GOAL >>
Give back, exactly as it appears, the run of lines opening with the one containing "What matplotlib code" and closing with the one containing "import pandas as pd". Nothing outside that run should appear.

— start RECORDS FOR PROCESSING —

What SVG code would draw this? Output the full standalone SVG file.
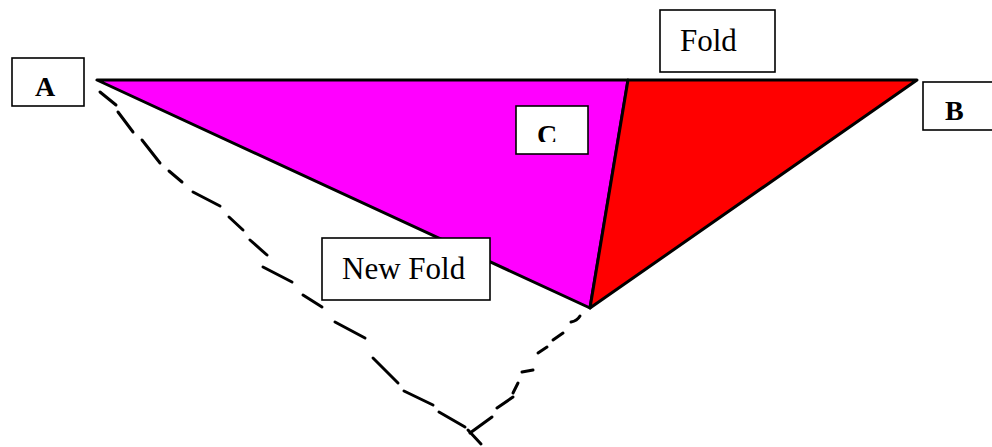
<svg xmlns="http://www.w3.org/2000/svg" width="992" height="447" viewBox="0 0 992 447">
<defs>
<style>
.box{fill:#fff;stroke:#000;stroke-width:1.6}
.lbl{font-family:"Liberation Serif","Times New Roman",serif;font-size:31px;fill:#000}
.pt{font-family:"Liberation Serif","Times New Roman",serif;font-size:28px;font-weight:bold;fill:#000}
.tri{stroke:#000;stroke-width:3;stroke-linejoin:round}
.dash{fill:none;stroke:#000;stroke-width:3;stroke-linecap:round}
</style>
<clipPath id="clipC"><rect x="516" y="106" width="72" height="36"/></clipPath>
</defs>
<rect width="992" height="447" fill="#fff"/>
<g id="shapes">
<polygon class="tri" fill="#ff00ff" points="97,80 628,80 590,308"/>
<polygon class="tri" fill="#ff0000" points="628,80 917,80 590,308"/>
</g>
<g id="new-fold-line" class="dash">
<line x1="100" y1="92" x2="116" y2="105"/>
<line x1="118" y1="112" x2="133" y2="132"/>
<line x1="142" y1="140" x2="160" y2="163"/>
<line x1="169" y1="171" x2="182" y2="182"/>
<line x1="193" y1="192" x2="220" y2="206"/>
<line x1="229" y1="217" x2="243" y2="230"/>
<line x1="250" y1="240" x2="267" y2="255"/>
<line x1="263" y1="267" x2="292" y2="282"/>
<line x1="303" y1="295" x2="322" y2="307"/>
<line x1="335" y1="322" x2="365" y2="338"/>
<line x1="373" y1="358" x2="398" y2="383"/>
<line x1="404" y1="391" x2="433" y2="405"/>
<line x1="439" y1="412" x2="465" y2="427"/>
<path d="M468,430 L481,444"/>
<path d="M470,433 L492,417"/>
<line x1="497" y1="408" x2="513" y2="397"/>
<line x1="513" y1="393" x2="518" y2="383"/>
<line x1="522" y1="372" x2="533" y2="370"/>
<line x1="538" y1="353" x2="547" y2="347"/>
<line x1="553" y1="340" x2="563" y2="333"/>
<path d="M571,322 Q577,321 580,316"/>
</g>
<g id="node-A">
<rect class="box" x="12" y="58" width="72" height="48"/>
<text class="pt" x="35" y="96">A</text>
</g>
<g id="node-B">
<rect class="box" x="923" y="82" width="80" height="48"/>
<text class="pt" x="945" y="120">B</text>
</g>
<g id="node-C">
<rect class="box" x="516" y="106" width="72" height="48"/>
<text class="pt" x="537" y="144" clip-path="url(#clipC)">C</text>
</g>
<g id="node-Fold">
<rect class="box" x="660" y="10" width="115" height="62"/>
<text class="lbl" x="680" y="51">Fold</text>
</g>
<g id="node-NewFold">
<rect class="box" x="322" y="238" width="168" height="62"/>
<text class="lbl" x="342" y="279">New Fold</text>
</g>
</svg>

— end RECORDS FOR PROCESSING —
— start RECORDS FOR PROCESSING —

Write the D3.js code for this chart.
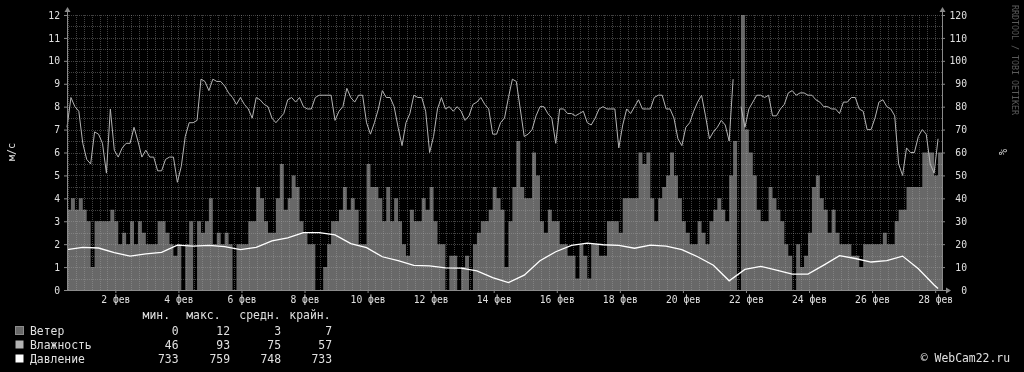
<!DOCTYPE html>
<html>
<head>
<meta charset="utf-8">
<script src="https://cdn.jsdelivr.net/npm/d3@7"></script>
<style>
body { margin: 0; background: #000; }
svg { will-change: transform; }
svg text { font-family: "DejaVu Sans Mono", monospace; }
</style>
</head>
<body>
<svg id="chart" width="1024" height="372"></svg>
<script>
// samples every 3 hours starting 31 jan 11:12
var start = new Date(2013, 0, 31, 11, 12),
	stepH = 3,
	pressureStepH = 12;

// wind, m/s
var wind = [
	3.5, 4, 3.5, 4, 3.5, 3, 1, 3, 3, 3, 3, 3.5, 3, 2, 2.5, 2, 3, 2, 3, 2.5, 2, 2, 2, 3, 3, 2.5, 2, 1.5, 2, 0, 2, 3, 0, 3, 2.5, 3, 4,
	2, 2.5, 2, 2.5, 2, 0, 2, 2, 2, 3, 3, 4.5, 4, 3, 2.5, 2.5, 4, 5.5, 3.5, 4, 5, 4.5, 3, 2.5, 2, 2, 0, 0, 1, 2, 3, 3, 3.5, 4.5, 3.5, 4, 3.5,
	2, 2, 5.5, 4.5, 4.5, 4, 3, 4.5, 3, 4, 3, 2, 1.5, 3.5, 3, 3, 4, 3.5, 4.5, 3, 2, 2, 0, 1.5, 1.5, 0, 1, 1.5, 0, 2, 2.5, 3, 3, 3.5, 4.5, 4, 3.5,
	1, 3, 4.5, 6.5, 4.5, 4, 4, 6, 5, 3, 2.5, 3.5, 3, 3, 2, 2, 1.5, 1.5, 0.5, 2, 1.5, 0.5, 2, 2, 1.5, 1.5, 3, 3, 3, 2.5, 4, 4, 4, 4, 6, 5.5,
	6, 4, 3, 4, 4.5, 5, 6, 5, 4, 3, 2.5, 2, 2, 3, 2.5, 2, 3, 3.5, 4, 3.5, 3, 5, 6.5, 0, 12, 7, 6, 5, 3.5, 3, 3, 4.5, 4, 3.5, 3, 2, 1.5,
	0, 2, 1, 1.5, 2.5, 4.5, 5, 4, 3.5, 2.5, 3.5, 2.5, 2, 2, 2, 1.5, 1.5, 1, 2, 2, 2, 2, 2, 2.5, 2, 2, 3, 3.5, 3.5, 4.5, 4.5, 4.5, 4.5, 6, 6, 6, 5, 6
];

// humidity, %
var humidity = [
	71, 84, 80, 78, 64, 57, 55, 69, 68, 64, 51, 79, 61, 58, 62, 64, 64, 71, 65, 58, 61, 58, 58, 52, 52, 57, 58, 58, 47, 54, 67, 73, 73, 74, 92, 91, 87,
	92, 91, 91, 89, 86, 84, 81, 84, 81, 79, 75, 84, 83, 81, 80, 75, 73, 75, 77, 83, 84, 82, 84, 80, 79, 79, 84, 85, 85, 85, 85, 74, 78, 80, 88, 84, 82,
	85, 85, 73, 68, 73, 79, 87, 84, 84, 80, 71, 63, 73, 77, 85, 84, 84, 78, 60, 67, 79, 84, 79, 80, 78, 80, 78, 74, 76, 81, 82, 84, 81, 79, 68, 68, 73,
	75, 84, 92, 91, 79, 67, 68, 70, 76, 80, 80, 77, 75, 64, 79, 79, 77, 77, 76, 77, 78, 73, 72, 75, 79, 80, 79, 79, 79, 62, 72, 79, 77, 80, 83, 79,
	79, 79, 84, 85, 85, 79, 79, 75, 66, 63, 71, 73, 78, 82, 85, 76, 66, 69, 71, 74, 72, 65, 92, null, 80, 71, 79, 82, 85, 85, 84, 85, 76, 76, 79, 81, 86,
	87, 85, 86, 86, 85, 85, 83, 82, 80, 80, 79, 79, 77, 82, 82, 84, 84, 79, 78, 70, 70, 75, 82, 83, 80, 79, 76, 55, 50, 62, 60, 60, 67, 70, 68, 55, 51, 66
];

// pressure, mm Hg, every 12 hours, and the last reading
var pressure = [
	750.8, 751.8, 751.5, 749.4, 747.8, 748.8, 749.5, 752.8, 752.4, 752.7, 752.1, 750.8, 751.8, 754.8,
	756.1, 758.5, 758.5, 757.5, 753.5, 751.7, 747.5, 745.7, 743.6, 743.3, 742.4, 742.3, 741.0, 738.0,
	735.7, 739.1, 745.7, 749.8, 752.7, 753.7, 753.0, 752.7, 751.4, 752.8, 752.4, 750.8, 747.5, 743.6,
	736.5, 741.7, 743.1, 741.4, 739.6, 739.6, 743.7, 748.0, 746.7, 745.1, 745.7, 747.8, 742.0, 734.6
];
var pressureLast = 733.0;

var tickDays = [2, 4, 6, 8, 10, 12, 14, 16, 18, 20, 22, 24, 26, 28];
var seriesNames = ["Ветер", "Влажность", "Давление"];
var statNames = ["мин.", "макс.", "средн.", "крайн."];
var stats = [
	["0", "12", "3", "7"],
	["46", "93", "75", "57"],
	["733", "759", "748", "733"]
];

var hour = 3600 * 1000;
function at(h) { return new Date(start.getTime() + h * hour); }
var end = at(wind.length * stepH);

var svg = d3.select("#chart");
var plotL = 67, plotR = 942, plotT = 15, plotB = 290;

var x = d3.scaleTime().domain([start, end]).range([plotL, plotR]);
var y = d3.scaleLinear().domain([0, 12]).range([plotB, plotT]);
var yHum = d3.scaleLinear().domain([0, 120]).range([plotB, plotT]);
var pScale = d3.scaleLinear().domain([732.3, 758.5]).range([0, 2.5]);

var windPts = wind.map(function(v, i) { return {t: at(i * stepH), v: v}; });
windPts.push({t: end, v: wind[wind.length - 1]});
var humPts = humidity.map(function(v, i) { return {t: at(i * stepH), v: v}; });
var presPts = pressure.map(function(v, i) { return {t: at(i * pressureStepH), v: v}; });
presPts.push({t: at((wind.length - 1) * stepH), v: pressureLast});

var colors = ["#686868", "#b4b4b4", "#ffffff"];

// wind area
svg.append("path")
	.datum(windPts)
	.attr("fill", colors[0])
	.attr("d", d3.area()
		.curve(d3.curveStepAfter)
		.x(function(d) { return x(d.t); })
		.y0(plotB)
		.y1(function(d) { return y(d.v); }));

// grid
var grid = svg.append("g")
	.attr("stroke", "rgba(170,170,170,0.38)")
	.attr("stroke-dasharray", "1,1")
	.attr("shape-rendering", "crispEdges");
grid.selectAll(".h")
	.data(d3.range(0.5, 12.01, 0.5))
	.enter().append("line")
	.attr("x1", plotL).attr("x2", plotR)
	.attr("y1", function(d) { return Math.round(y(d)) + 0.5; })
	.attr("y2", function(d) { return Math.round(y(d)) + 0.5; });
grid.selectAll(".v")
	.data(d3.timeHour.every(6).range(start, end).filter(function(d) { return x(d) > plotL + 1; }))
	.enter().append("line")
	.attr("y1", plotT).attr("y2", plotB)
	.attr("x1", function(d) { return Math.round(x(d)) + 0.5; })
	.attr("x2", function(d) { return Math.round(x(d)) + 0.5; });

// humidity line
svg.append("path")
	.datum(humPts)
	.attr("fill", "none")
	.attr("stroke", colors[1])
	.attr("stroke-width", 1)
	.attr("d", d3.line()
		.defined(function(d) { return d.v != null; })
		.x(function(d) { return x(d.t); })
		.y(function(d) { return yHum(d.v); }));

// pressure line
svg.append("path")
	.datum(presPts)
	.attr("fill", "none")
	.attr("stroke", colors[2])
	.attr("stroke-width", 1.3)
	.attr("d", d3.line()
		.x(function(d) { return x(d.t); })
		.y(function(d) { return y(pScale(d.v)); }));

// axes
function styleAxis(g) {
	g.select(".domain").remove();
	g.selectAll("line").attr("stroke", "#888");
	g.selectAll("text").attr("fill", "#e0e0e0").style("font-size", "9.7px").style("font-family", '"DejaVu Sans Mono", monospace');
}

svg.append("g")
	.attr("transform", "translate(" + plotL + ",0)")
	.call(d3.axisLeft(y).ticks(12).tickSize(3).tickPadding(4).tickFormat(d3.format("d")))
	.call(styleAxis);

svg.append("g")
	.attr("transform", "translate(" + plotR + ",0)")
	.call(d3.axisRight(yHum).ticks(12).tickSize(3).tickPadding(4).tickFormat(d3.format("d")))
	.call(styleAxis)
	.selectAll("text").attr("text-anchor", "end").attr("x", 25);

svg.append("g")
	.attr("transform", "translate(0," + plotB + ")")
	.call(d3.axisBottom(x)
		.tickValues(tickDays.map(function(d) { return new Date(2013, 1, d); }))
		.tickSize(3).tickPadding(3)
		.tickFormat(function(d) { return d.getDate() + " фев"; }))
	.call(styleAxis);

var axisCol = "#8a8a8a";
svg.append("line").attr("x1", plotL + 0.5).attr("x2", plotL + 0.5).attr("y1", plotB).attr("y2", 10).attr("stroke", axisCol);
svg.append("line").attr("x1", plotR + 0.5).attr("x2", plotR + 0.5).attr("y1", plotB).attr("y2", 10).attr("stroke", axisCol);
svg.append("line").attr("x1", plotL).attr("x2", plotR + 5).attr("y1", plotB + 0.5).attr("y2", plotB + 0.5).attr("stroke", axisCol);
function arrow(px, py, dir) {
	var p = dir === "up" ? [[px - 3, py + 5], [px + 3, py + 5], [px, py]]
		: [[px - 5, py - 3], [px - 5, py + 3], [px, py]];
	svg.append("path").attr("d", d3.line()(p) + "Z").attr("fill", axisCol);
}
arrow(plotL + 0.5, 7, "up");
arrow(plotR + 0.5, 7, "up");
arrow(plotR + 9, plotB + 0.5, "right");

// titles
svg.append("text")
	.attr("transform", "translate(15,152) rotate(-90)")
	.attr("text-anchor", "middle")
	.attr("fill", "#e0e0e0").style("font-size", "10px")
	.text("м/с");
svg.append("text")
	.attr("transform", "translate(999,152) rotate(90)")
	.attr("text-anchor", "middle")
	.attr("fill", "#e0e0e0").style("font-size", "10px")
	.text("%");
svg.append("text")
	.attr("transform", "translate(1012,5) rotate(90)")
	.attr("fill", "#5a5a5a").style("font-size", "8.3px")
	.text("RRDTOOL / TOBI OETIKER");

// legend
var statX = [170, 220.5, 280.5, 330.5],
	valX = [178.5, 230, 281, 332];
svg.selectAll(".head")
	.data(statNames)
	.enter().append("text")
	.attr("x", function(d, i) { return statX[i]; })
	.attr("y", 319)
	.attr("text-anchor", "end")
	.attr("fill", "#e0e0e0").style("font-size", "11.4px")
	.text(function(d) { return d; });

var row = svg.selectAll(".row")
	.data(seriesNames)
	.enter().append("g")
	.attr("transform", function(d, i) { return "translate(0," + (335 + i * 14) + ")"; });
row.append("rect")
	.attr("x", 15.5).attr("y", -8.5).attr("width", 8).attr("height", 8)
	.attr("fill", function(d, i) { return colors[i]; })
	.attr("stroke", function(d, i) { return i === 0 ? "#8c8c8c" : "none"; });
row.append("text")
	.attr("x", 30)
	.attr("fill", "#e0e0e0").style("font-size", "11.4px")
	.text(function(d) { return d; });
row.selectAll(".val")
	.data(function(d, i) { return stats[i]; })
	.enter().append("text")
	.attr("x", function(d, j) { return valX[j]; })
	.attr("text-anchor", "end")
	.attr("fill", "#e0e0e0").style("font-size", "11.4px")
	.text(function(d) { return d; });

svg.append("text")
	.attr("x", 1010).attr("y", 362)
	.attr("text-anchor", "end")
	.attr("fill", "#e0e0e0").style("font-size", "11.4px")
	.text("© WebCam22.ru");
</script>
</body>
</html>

— end RECORDS FOR PROCESSING —
— start RECORDS FOR PROCESSING —

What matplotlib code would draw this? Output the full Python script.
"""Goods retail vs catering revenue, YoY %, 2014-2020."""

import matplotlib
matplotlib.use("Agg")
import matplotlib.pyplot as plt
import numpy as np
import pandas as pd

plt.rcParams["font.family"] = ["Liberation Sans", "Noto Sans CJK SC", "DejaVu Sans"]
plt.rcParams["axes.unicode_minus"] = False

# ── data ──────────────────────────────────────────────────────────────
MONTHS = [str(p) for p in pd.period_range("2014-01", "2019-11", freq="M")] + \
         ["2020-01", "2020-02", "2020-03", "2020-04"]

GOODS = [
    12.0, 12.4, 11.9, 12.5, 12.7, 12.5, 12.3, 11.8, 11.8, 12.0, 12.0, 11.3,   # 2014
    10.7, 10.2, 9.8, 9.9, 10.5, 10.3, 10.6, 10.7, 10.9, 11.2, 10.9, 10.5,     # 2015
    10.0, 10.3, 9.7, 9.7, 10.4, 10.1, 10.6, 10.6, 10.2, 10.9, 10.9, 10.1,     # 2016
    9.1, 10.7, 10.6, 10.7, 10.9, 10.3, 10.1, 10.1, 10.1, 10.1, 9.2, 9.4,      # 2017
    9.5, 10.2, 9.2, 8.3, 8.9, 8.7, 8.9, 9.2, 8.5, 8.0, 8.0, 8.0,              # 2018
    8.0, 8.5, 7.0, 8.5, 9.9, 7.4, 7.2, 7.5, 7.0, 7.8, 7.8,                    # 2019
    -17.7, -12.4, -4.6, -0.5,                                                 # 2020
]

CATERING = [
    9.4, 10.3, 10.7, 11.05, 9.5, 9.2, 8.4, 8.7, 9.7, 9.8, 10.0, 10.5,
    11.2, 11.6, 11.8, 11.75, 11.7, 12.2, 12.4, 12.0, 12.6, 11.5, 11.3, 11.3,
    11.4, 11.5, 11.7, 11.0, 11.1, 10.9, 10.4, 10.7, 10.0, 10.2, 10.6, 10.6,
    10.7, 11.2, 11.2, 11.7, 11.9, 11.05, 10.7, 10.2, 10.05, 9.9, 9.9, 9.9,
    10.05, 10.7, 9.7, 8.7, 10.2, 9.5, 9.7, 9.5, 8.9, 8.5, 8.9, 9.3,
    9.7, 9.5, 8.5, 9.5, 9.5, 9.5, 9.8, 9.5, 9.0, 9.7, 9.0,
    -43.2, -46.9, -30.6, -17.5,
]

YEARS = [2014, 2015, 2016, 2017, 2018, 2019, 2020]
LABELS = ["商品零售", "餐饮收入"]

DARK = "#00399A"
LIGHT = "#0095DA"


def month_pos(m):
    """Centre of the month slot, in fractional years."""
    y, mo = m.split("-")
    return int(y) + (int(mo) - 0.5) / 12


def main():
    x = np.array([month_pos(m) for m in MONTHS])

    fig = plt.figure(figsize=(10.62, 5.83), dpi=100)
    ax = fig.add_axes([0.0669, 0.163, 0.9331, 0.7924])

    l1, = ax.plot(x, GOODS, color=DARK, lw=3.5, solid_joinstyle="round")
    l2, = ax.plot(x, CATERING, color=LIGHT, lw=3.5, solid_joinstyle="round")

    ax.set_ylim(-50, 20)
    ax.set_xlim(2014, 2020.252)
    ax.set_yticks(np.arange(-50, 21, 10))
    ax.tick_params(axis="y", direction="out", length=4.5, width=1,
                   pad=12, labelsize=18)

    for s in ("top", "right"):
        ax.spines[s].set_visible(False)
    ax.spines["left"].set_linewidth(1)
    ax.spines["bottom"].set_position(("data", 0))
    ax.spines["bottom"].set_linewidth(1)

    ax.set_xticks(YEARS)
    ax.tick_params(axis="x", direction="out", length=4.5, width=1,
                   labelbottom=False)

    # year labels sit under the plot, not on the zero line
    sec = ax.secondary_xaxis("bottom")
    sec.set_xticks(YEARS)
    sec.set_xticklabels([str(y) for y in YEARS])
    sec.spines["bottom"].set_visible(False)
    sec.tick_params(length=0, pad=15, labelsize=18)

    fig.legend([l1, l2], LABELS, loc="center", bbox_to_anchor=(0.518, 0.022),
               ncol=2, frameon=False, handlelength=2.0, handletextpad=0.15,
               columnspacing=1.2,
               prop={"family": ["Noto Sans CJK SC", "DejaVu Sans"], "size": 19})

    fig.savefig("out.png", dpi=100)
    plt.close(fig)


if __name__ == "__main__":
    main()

— end RECORDS FOR PROCESSING —

FINISHED TASK >>
What matplotlib code would draw this? Output the full Python script.
"""Goods retail vs catering revenue, YoY %, 2014-2020."""

import matplotlib
matplotlib.use("Agg")
import matplotlib.pyplot as plt
import numpy as np
import pandas as pd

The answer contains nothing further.